With the benefit of judicious editing some of the irritating glitches of punctuation and syntax could have been avoided, and fine-tuning might have taken up some of the slack (do we really need to be told David Essex's real name?). There are one or two more glaring errors, and it is of little credit to the authors that lyrics to All Or Nothing (p 292) and Here Come The Nice (p149) are misquoted.
Ultimately Steve Marriott was very fortunate in being given two bites of the musical cherry, and this book cannot be faulted in its assertion that - though Humble Pie rose to the very top of the rock tree, and were an awesome live experience, Marriott never again wrote a song as exquisite as All Or Nothing or Tin Soldier. He may have come close, but - with ex-wife Jenny's absence from his life - that particular muse had vanished.
It is tempting to view the latter part of Marriott's life as a maelstrom of ever- diminishing returns; The Man hostage to a capricious personality and harnessed to a debilitating booze and drug habit. As with all things Marriott, however, this is too simplistic. He lived his life the way he chose, and he never sold out (Are you listening Rod Stewart??). And, despite it all, to the end of his life Steve Marriott remained a riveting presence on stage.
To paraphrase a quote from the book, and this is Steve speaking to his mother Kay, "No mangers, no record companies, total control... I can work when I want to and where I want to. I much prefer it this way. No big money means no hassles."

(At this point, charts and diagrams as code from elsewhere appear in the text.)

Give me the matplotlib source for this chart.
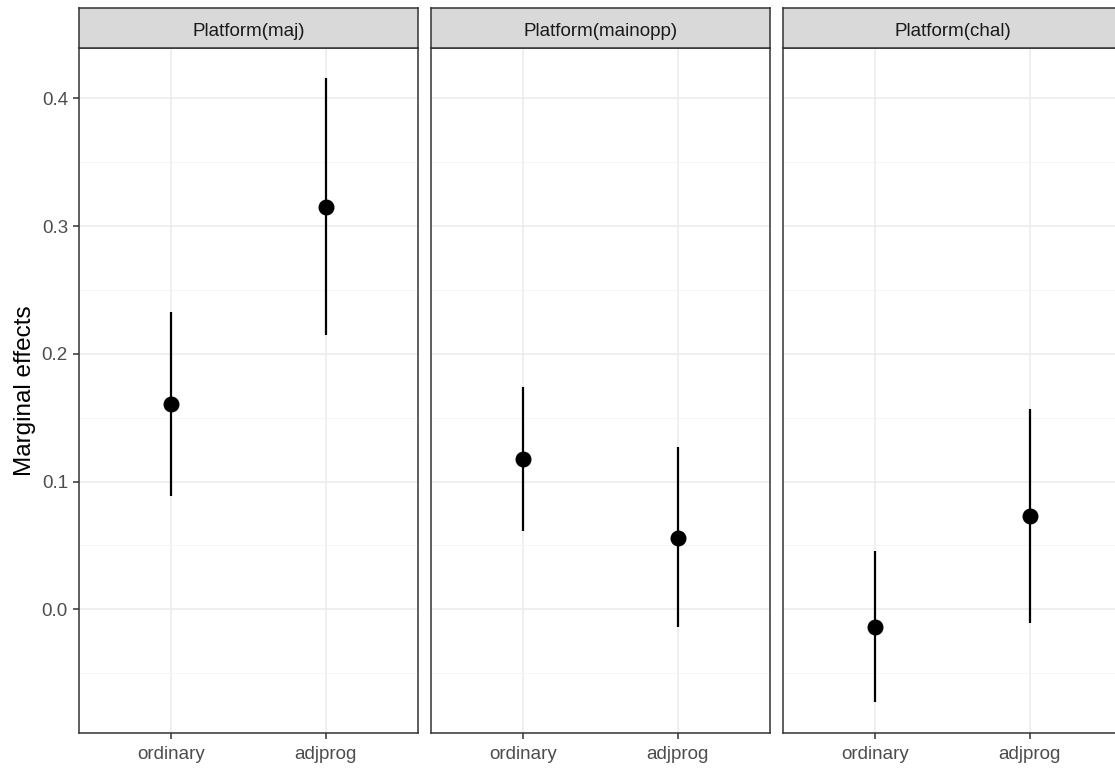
import matplotlib
matplotlib.use("Agg")
import matplotlib.pyplot as plt
from matplotlib.ticker import FixedLocator

plt.rcParams['font.family'] = ['Liberation Sans', 'DejaVu Sans']

panels = ["Platform(maj)", "Platform(mainopp)", "Platform(chal)"]
categories = ["ordinary", "adjprog"]
estimate = [[0.1605, 0.3147], [0.1174, 0.0556], [-0.0141, 0.0728]]
ci_low = [[0.0885, 0.2145], [0.0610, -0.0141], [-0.0728, -0.0110]]
ci_high = [[0.2325, 0.4157], [0.1738, 0.1268], [0.0454, 0.1566]]

W, H = 1115, 769
fig = plt.figure(figsize=(W / 100, H / 100), dpi=100)

panel_w = 339
gap = 13
left0 = 79
top_px = 47.7
bottom_px = 732.7
strip_top = 8

ymin, ymax = -0.0966, 0.4396
border = "#333333"

for i, name in enumerate(panels):
    lpx = left0 + i * (panel_w + gap)
    ax = fig.add_axes([lpx / W, 1 - bottom_px / H, panel_w / W, (bottom_px - top_px) / H])
    xs = list(range(1, len(categories) + 1))
    ax.set_xlim(0.4, 2.6)
    ax.set_ylim(ymin, ymax)
    ax.yaxis.set_major_locator(FixedLocator([0.0, 0.1, 0.2, 0.3, 0.4]))
    ax.yaxis.set_minor_locator(FixedLocator([-0.05, 0.05, 0.15, 0.25, 0.35]))
    ax.set_xticks(xs)
    ax.set_xticklabels(categories)
    ax.grid(which="major", color="#EBEBEB", lw=1.1, zorder=0)
    ax.grid(which="minor", axis="y", color="#F4F4F4", lw=0.6, zorder=0)
    ax.set_axisbelow(True)
    for s in ax.spines.values():
        s.set_color(border)
        s.set_linewidth(1.1)
    ax.tick_params(axis="both", which="major", length=4, width=1.1, color=border,
                   labelcolor="#4D4D4D", labelsize=13.5, pad=4)
    ax.tick_params(axis="x", which="major", pad=5.5)
    ax.tick_params(axis="y", which="minor", length=0)
    if i == 0:
        ax.set_yticklabels(["0.0", "0.1", "0.2", "0.3", "0.4"])
        ax.set_ylabel("Marginal effects", fontsize=17.5, color="black", labelpad=4)
    else:
        ax.tick_params(axis="y", which="major", left=False, labelleft=False)

    ax.vlines(xs, ci_low[i], ci_high[i], color="black", lw=1.6, zorder=3)
    ax.plot(xs, estimate[i], "o", color="black", markersize=10.5, zorder=4)

    # facet strip
    sax = fig.add_axes([lpx / W, 1 - top_px / H, panel_w / W, (top_px - strip_top) / H])
    sax.set_facecolor("#D9D9D9")
    sax.set_xticks([])
    sax.set_yticks([])
    for s in sax.spines.values():
        s.set_color(border)
        s.set_linewidth(1.1)
    sax.text(0.5, 0.42, name, ha="center", va="center", fontsize=13.5,
             color="#1A1A1A", transform=sax.transAxes)

fig.savefig("out.png", dpi=100)
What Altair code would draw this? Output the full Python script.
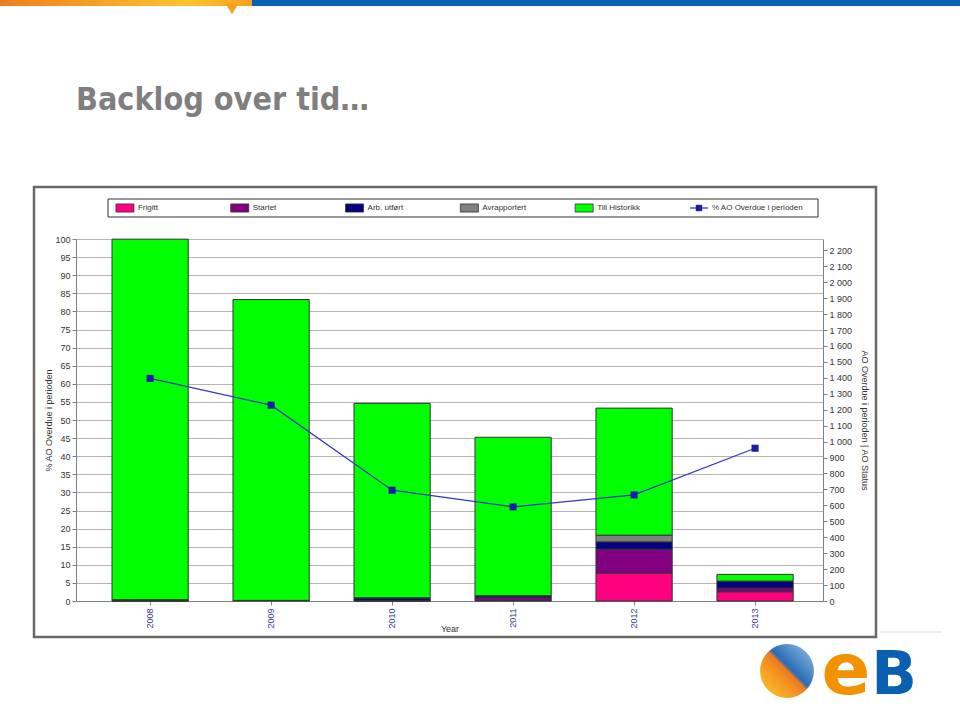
import altair as alt
import pandas as pd

# ---------------- data ----------------
years = ["2008", "2009", "2010", "2011", "2012", "2013"]
frigitt = [0, 4, 0, 3, 176, 58]
startet = [5, 0, 5, 18, 149, 23]
arb_utfort = [3, 0, 15, 12, 46, 41]
avrapportert = [0, 0, 0, 0, 42, 3]
till_historikk = [2262, 1887, 1220, 994, 797, 42]
pct_overdue = [61.5, 54.1, 30.6, 26.0, 29.3, 42.2]

status_names = ["Frigitt", "Startet", "Arb. utført", "Avrapportert", "Till Historikk"]
status_colors = ["#ff0080", "#800080", "#000080", "#808080", "#00ff00"]
line_name = "% AO Overdue i perioden"
right_ticks = list(range(0, 2300, 100))
left_ticks = list(range(0, 105, 5))

series = [frigitt, startet, arb_utfort, avrapportert, till_historikk]
rows = []
for k, (name, vals) in enumerate(zip(status_names, series)):
    for y, v in zip(years, vals):
        rows.append({"year": y, "status": name, "value": v, "order": k})
bars_df = pd.DataFrame(rows)
line_df = pd.DataFrame({"year": years, "pct": pct_overdue})
legend_df = pd.DataFrame({"label": status_names + [line_name],
                          "kind": ["bar"] * 5 + ["line"]})

FONT = "Liberation Sans, Arial, sans-serif"
W, H = 747, 362
one = alt.Data(values=[{}])

xscale = alt.Scale(type="band", paddingInner=0.37, paddingOuter=0.272, align=0.547)

bars = alt.Chart(bars_df).mark_bar(stroke="#333333", strokeWidth=1).encode(
    x=alt.X("year:N", scale=xscale, sort=years,
            axis=alt.Axis(title="Year", labelAngle=-90, labelColor="#3a3a9a",
                          labelFont=FONT, labelFontSize=9, tickColor="#808080",
                          domainColor="#808080", tickSize=4, titleFont=FONT,
                          titleFontSize=9, titleFontWeight="normal",
                          titleColor="#333333", titleY=30,
                          titleBaseline="alphabetic", labelPadding=3)),
    y=alt.Y("value:Q", stack="zero",
            scale=alt.Scale(domain=[0, 2271], nice=False),
            axis=alt.Axis(orient="right", values=right_ticks, grid=False,
                          labelExpr="replace(format(datum.value, ','), ',', ' ')",
                          title="AO Overdue i perioden | AO Status",
                          titleAngle=90, titleFont=FONT, titleFontSize=9,
                          titleFontWeight="normal", titleColor="#333333",
                          titlePadding=8, labelFont=FONT, labelFontSize=9,
                          labelColor="#333333", tickColor="#808080",
                          domainColor="#808080", tickSize=4)),
    color=alt.Color("status:N", scale=alt.Scale(domain=status_names, range=status_colors),
                    legend=None),
    order=alt.Order("order:Q", sort="ascending"),
)

left_axis = alt.Axis(orient="left", values=left_ticks, grid=True,
                     gridColor="#b4b4b4", gridWidth=1, labelOverlap=False,
                     title="% AO Overdue i perioden", titleFont=FONT,
                     titleFontSize=9, titleFontWeight="normal",
                     titleColor="#333333", titlePadding=1,
                     labelFont=FONT, labelFontSize=9, labelColor="#333333",
                     tickColor="#808080", domainColor="#808080", tickSize=4)
line = alt.Chart(line_df).mark_line(color="#3535c8", strokeWidth=1.3).encode(
    x=alt.X("year:N", scale=xscale, sort=years),
    y=alt.Y("pct:Q", scale=alt.Scale(domain=[0, 100], nice=False), axis=left_axis),
)
points = alt.Chart(line_df).mark_point(shape="square", filled=True, size=50,
                                       color="#1c1ca8", opacity=1).encode(
    x=alt.X("year:N", scale=xscale, sort=years),
    y=alt.Y("pct:Q", scale=alt.Scale(domain=[0, 100], nice=False), axis=left_axis),
)

main = alt.layer(bars, alt.layer(line, points)).resolve_scale(y="independent")

# ---------------- legend (manual, in a box above the plot) ----------------
lx = alt.X("label:N", sort=status_names + [line_name],
           scale=alt.Scale(type="point", domain=status_names + [line_name],
                           padding=0.7535, align=0.283), axis=None)
LEG_Y = -31
leg_box = alt.Chart(one).mark_rect(fill=None, stroke="#333333", strokeWidth=1).encode(
    x=alt.value(32), x2=alt.value(742), y=alt.value(-40), y2=alt.value(-22))
leg_sym = alt.Chart(legend_df).transform_filter("datum.kind == 'bar'").mark_point(
    shape="M-1,-0.45H1V0.45H-1Z", filled=True, size=324, stroke="#333333",
    strokeWidth=0.8, opacity=1).encode(
    x=lx, y=alt.value(LEG_Y),
    fill=alt.Fill("label:N", scale=alt.Scale(domain=status_names, range=status_colors),
                  legend=None))
leg_line = alt.Chart(legend_df).transform_filter("datum.kind == 'line'").mark_point(
    shape="M-1,0H1", size=324, stroke="#3535c8", strokeWidth=1.3, filled=False,
    opacity=1).encode(x=lx, y=alt.value(LEG_Y))
leg_sq = alt.Chart(legend_df).transform_filter("datum.kind == 'line'").mark_point(
    shape="square", size=40, filled=True, color="#1c1ca8", opacity=1).encode(
    x=lx, y=alt.value(LEG_Y))
leg_txt = alt.Chart(legend_df).mark_text(align="left", baseline="middle", dx=13,
                                         font=FONT, fontSize=8, color="#333333").encode(
    x=lx, y=alt.value(LEG_Y), text="label:N")
legend = alt.layer(leg_sym, leg_line, leg_sq, leg_txt)

# ---------------- decorations ----------------
frame = alt.Chart(one).mark_rect(fill=None, stroke="#6a6a6a", strokeWidth=2.5).encode(
    x=alt.value(-42), x2=alt.value(800), y=alt.value(-52), y2=alt.value(398))
title = alt.Chart(one).mark_text(text="Backlog over tid…", align="left",
                                 baseline="alphabetic",
                                 font="Liberation Sans Narrow, DejaVu Sans Condensed, Open Sans",
                                 fontSize=32, fontWeight="bold", color="#7f7f7f").encode(
    x=alt.value(0), y=alt.value(-129))
top_orange = alt.Chart(one).mark_rect(
    fill=alt.Gradient(gradient="linear", x1=0, x2=1, y1=0, y2=0,
                      stops=[alt.GradientStop(offset=0, color="#ef7d1f"),
                             alt.GradientStop(offset=0.75, color="#fcc42c"),
                             alt.GradientStop(offset=1, color="#f6a01f")])).encode(
    x=alt.value(-76), x2=alt.value(176), y=alt.value(-239), y2=alt.value(-233))
top_tri = alt.Chart(one).mark_point(shape="triangle-down", filled=True, size=160,
                                    color="#f6a01f", opacity=1).encode(
    x=alt.value(156), y=alt.value(-230))
top_blue = alt.Chart(one).mark_rect(fill="#0a63b2").encode(
    x=alt.value(176), x2=alt.value(884), y=alt.value(-239), y2=alt.value(-233))
side_rule = alt.Chart(one).mark_rule(color="#dddddd", strokeWidth=1).encode(
    x=alt.value(804), x2=alt.value(866), y=alt.value(393))
logo_circle = alt.Chart(one).mark_point(
    shape="circle", filled=True, size=2900, opacity=1,
    fill=alt.Gradient(gradient="linear", x1=0, x2=1, y1=1, y2=0,
                      stops=[alt.GradientStop(offset=0, color="#fcd22c"),
                             alt.GradientStop(offset=0.5, color="#ef7d1f"),
                             alt.GradientStop(offset=0.55, color="#2a6db5"),
                             alt.GradientStop(offset=1, color="#9cc3e6")])).encode(
    x=alt.value(711), y=alt.value(432))
logo_e = alt.Chart(one).mark_text(text="e", font="DejaVu Sans", fontSize=72,
                                  fontWeight="bold", color="#f39200",
                                  baseline="alphabetic", align="center").encode(
    x=alt.value(770), y=alt.value(455))
logo_b = alt.Chart(one).mark_text(text="B", font="DejaVu Sans", fontSize=60,
                                  fontWeight="bold", color="#0a5fb0",
                                  baseline="alphabetic", align="center").encode(
    x=alt.value(818), y=alt.value(455))

chart = alt.layer(
    frame, top_orange, top_blue, top_tri, title, side_rule,
    logo_circle, logo_e, logo_b, leg_box, main, legend
).resolve_scale(x="independent", y="independent", fill="independent").properties(
    width=W, height=H,
    autosize=alt.AutoSizeParams(type="none"),
    padding={"left": 76, "top": 239, "right": 137, "bottom": 111},
    background="white",
).configure_view(stroke=None)

chart.save("out.html", embed_options={"renderer": "svg", "actions": False})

An interesting and informative read? Yes. A riveting read? Almost.
James Norrish
Forget The Grammar Feel The Width!
Knitpicking goes out the window when dealing with such a visionary and free spirit. Long overdue and hats off to Hewitt and Hellier for the exhaustive research. It's loving and evocative and that's all that matters to me. It's had me playing Tin Soldier, Afterglow, Eddie's Dreaming and Up The Wooden Hill To Bedfordshire on a loop since I read it. It's also got my kids asking all about this dude , which is what the sharing of culture is all about. Well done chaps. The Man's looking down on you with a wry smile on his small face.